The bookmakers have written to Ireland’s Minister for Justice Helen McEntee and Minister of State James Browne, emphasising that the broadly drafted nature of the provision is causing confusion while urging for clarifications to be made.

The provision reads: “A person shall not knowingly advertise, or cause another person to advertise, a relevant gambling activity on television, radio or an on-demand audiovisual media service between the hours of 5:30am and 9:30pm.”

The IBA highlights Premier League football as an example, but suggested the provision could also impact broadcasts of prominent horse racing events such as the Cheltenham and Aintree festivals, or any overseas events where betting ads are visible to viewers.

Further concerns

The Gambling Regulation Bill aims to establish a new licensing regime and create a new agency, the Gambling Regulatory Authority of Ireland, to oversee the industry.

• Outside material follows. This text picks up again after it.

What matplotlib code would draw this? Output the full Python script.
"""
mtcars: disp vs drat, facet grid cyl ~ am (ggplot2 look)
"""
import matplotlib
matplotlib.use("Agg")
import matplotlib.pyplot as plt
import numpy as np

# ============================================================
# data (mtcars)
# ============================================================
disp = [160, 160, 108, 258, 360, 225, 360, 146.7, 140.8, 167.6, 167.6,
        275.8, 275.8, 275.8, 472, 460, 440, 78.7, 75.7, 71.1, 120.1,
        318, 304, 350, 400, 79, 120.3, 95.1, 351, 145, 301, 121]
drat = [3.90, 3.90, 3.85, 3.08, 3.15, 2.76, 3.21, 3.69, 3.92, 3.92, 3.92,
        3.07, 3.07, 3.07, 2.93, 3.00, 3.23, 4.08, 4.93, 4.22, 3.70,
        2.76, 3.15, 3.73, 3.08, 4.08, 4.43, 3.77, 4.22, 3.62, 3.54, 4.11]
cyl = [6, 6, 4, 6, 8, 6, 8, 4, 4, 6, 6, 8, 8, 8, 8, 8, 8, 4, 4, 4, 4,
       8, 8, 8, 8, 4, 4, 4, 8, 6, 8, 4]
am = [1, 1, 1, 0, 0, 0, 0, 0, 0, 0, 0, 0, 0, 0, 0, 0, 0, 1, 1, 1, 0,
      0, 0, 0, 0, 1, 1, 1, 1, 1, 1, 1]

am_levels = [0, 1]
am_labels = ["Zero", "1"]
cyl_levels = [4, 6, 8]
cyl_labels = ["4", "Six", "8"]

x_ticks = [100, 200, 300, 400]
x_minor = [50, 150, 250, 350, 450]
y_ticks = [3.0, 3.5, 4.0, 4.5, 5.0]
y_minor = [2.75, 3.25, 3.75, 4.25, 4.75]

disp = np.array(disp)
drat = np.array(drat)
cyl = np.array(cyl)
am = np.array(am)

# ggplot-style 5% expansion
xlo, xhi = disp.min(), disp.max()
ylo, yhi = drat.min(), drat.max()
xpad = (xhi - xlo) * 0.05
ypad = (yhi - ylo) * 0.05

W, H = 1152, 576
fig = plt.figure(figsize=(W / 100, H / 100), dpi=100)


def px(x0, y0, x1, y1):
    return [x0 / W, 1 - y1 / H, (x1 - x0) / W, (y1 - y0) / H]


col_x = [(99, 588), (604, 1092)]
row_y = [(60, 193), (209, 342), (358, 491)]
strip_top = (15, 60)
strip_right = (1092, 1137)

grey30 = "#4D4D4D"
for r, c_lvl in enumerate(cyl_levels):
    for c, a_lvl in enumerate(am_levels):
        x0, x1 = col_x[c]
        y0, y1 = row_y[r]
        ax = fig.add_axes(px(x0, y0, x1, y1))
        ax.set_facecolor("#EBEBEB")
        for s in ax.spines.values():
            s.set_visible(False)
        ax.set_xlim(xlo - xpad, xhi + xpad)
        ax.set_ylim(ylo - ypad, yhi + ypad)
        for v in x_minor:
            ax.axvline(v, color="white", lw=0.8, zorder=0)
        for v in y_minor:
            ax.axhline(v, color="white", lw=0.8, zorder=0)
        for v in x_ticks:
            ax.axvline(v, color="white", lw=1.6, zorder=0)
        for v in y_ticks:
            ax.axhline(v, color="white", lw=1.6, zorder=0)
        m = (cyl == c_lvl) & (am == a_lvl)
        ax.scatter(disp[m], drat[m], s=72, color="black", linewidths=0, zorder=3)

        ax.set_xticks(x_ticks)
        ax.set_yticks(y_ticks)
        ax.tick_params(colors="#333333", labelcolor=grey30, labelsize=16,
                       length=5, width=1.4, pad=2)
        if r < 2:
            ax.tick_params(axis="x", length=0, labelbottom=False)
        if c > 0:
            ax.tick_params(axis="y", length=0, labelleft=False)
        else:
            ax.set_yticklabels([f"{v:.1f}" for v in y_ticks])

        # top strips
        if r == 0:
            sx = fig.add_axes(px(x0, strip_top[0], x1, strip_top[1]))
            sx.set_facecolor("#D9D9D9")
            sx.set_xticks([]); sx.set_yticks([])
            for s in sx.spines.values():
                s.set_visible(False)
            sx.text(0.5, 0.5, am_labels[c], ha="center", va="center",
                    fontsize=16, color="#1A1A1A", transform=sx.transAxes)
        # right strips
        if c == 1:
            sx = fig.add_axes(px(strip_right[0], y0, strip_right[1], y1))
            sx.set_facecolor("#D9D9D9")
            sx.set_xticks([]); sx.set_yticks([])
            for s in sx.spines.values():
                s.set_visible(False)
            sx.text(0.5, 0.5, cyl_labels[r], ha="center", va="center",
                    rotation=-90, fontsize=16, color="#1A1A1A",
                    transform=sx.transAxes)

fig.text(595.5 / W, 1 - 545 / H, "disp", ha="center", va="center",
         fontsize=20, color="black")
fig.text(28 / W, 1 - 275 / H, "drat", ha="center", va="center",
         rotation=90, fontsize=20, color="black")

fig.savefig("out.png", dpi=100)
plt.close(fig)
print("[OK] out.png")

The IBA, while supportive of the bill, also cautioned that other sections, as currently formulated, may not provide optimal consumer protection and could lead to future legal challenges.

They specifically highlight concerns about the definition of inducements to gamble and provisions related to the closure of inactive online betting accounts, maximum stakes, and payouts.

The association stressed the importance of a clear and unambiguous legislative framework with robust consumer protections.

They acknowledged the time pressure faced by the Department of Justice to advance the bill before the summer recess, but urged officials to address the issues raised by all stakeholders before final passage.